In Bob's defense, he is against Monetarism as well as Keynesianism. MMT is against Monetarism, too. So we agree on something anyway.

I'm still waiting for a historical example of the vaunted free market economy working wonders. Maybe the local markets during the Agriculture Era?

But credit/debt is needed even a simple fish-coconut economy if the coconut gather already has enough fish and the fisherman wants more coconuts. Hard to get away from that "funny money."

Anonymous said...

Bob's "economic calculation" argument depends upon the assumption that free markets always allocate resources in the best way possible, and that any and all "interference" in free markets by government necessarily creates negative "distortions" which screw everything up and lead to worse outcomes.

He has yet to provide any evidence or substantive argument for why this assumption is correct.

One only has to do the slightest bit of research to realise that it is, in fact, utterly bogus.

In the real world, both government and markets have important economic roles to play.

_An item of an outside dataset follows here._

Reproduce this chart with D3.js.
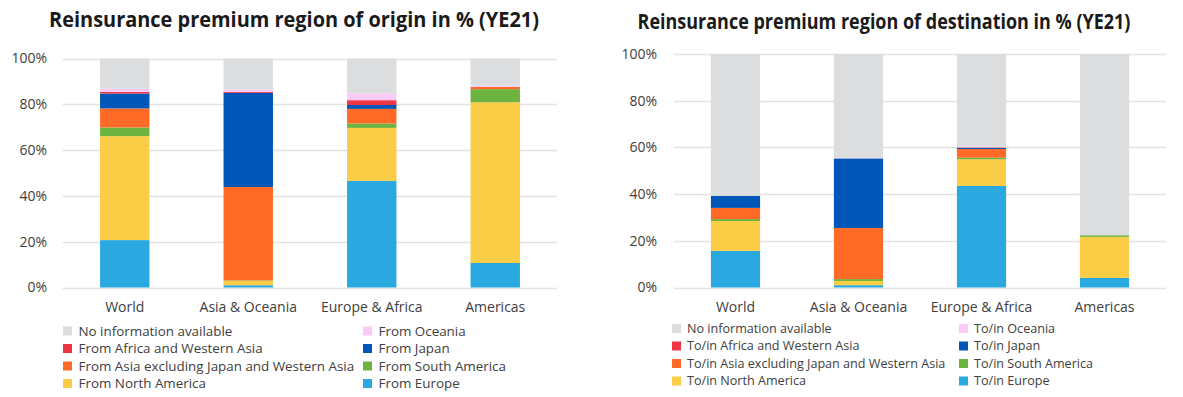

MMT is basically about trying to define the optimum balance between the two, so as to achieve the best economic and social outcomes for all.

Tom Hickey said...

y: "Another odd thing about Bob is that he seems to be incapable of differentiating between communism and Keynesian economics."

Not odd at all for Libertarian (Rothbardian) Austrians. They hold that anything short of their position is "socialism" at least and anything in the left range is communism. This is not a new phenomenon btw. It was raging in the Fifties with the John Birch Society and the other right-wing extremists that saw red or at least pink in everything that they disagreed with. It was actually worse then than it is now.

Anonymous said...

(*at the very least, given realistic expectations about what can actually be achieved, politically and socially.)